I was telling my Artchat Podcast buddies ACP 78, Curation as a Social Act about the prescience of Dos Passos, who uses mini biographies as one of his narrative modes. The subjects are men and women who defined the 20th century in my view, both the well known, such as Woodrow Wilson and Theodore Roosevelt, Thomas Edison, Henry Ford, and the lesser known but influential such as Eugene Debs, whose story was crucial in forming my political views when I was a teenager, and Robert La Follette, and Minor Kieth, whom I had not heard of until I read this book and learned through his mini bio how the United Fruit Company came to be and how it created the conditions that fostered the Latin America of today. Andrew Carnegie, Luther Burbank, Isadora Duncan, JP Morgan, The Wright Brothers and Frank Lloyd Wright.

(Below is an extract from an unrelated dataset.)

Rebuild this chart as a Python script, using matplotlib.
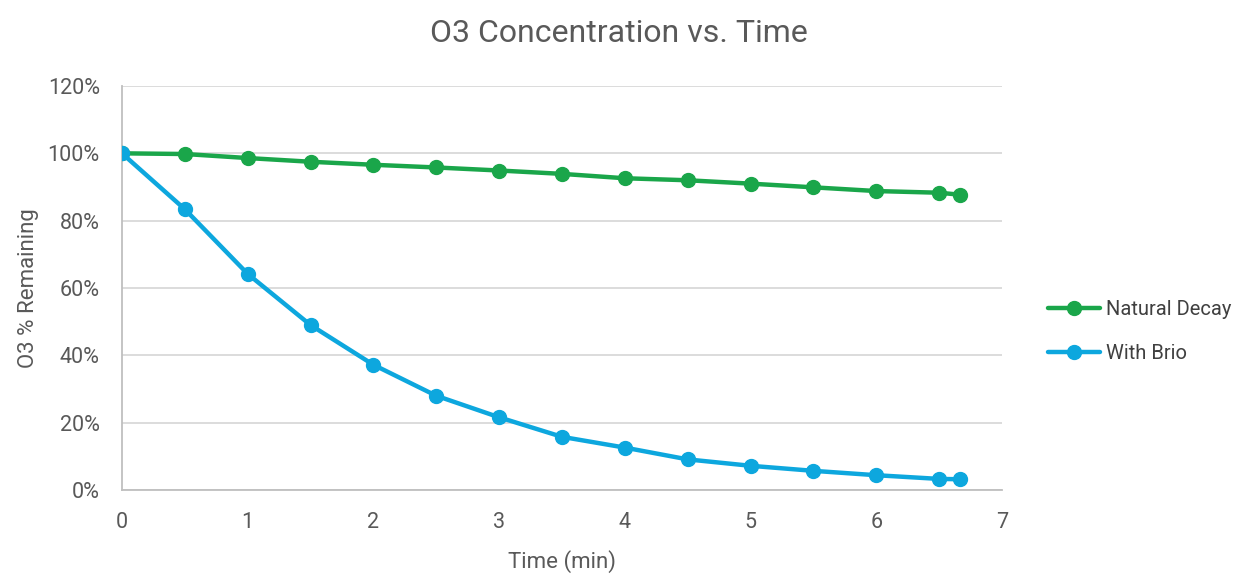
import matplotlib
matplotlib.use("Agg")
import matplotlib.pyplot as plt
from matplotlib.ticker import FuncFormatter

time_min = [0, 0.5, 1, 1.5, 2, 2.5, 3, 3.5, 4, 4.5, 5, 5.5, 6, 6.5, 6.67]
natural_decay = [100, 99.8, 98.6, 97.5, 96.6, 95.8, 94.9, 93.9, 92.6, 92.0, 91.0, 89.9, 88.8, 88.3, 87.7]
with_brio = [100, 83.4, 64.2, 49.0, 37.2, 28.0, 21.6, 15.8, 12.6, 9.1, 7.2, 5.7, 4.4, 3.3, 3.2]

x_ticks = [0, 1, 2, 3, 4, 5, 6, 7]
y_ticks = [0, 20, 40, 60, 80, 100, 120]

plt.rcParams['font.family'] = ['Roboto', 'DejaVu Sans']
text_color = '#595959'

fig = plt.figure(figsize=(12.47, 5.87), dpi=100)
ax = fig.add_axes([0.0978, 0.1652, 0.7057, 0.6883])

ax.plot(time_min, natural_decay, color='#1AA64A', lw=3.2, marker='o', ms=10,
        label='Natural Decay', zorder=3, solid_capstyle='round')
ax.plot(time_min, with_brio, color='#0DA7DE', lw=3.2, marker='o', ms=10,
        label='With Brio', zorder=4, solid_capstyle='round')

ax.set_xlim(0, 7)
ax.set_ylim(0, 120)
ax.set_xticks(x_ticks)
ax.set_yticks(y_ticks)
ax.yaxis.set_major_formatter(FuncFormatter(lambda v, p: f"{int(v)}%"))
ax.grid(axis='y', color='#d9d9d9', lw=1.3, zorder=0)
ax.set_axisbelow(True)
for s in ['top', 'right']:
    ax.spines[s].set_visible(False)
for s in ['left', 'bottom']:
    ax.spines[s].set_color('#bfbfbf')
    ax.spines[s].set_linewidth(1.3)
ax.tick_params(length=0, labelsize=15.5, colors=text_color)
ax.tick_params(axis='y', pad=16)
ax.tick_params(axis='x', pad=16)

ax.set_xlabel('Time (min)', fontsize=16, color=text_color, labelpad=12)
ax.set_ylabel('O3 % Remaining', fontsize=16, color=text_color, labelpad=6)
fig.text(0.496, 0.943, 'O3 Concentration vs. Time', ha='center', va='center',
         fontsize=23, color=text_color)

leg = ax.legend(loc='center left', bbox_to_anchor=(1.043, 0.393), frameon=False,
                fontsize=14.5, handlelength=2.6, labelspacing=1.25, handletextpad=0.3,
                borderaxespad=0)
for t in leg.get_texts():
    t.set_color('#404040')

fig.savefig('out.png', dpi=100)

Who are the people of our time that our descendants will be talking and writing about, and under whose influence they will be living, 75 years from now?


Thinking about Dos Passos

Re-reading the USA Trilogy again. The copy I have is one I gave to my brother Tim in 1968, back when we were fighting about the Vietnam War. The cover price for this two-inch thick illustrated softback, its cloth cover losing threads by now, is $2.85. I remember buying it in a bookstore in either San Francisco or Santa Rosa. Probably the former.
     Dos Passos had a grand vision for content and style. In my view, he wanted to present the sweep of events and characters that would create the U.S.A. of the 20th century. A big theme, and one that influenced me in the 60's, is the tension between labor and capital. He began pre-WWI in the first book of the trilogy, The 49th Parallel, and continued through the war until a few years after it. The result is a mosaic of news events, popular songs, short biographies of characters who shaped the times, like Eugene Debs, Robert Follett, Thomas Edison, a continuing stream of consciousness autobiography, and the developing stories of various characters, working men and women, businessmen, politicians, journalists.
     The period he writes about is the same in which my new novel Presto!
is set. The difference is that while DP's canvas is huge and crammed with content that gives a thorough sense of the times, I have restricted myself to the point of view of a single character and events that occur through a single ten day stretch. Yet I see that my character is affected by the many of the same events and the consciousness of the time DP so thoroughly depicts. I am inspired by his use of different styles of narrative, including the newspaper headlines. To think that even before radio, the many newspapers with their many daily editions were able to keep people, if not instantly informed, like now, at least current! As I work on either the last or next to last draft of Presto, I am thinking too of graphics within novels. How they can open and enhance the text.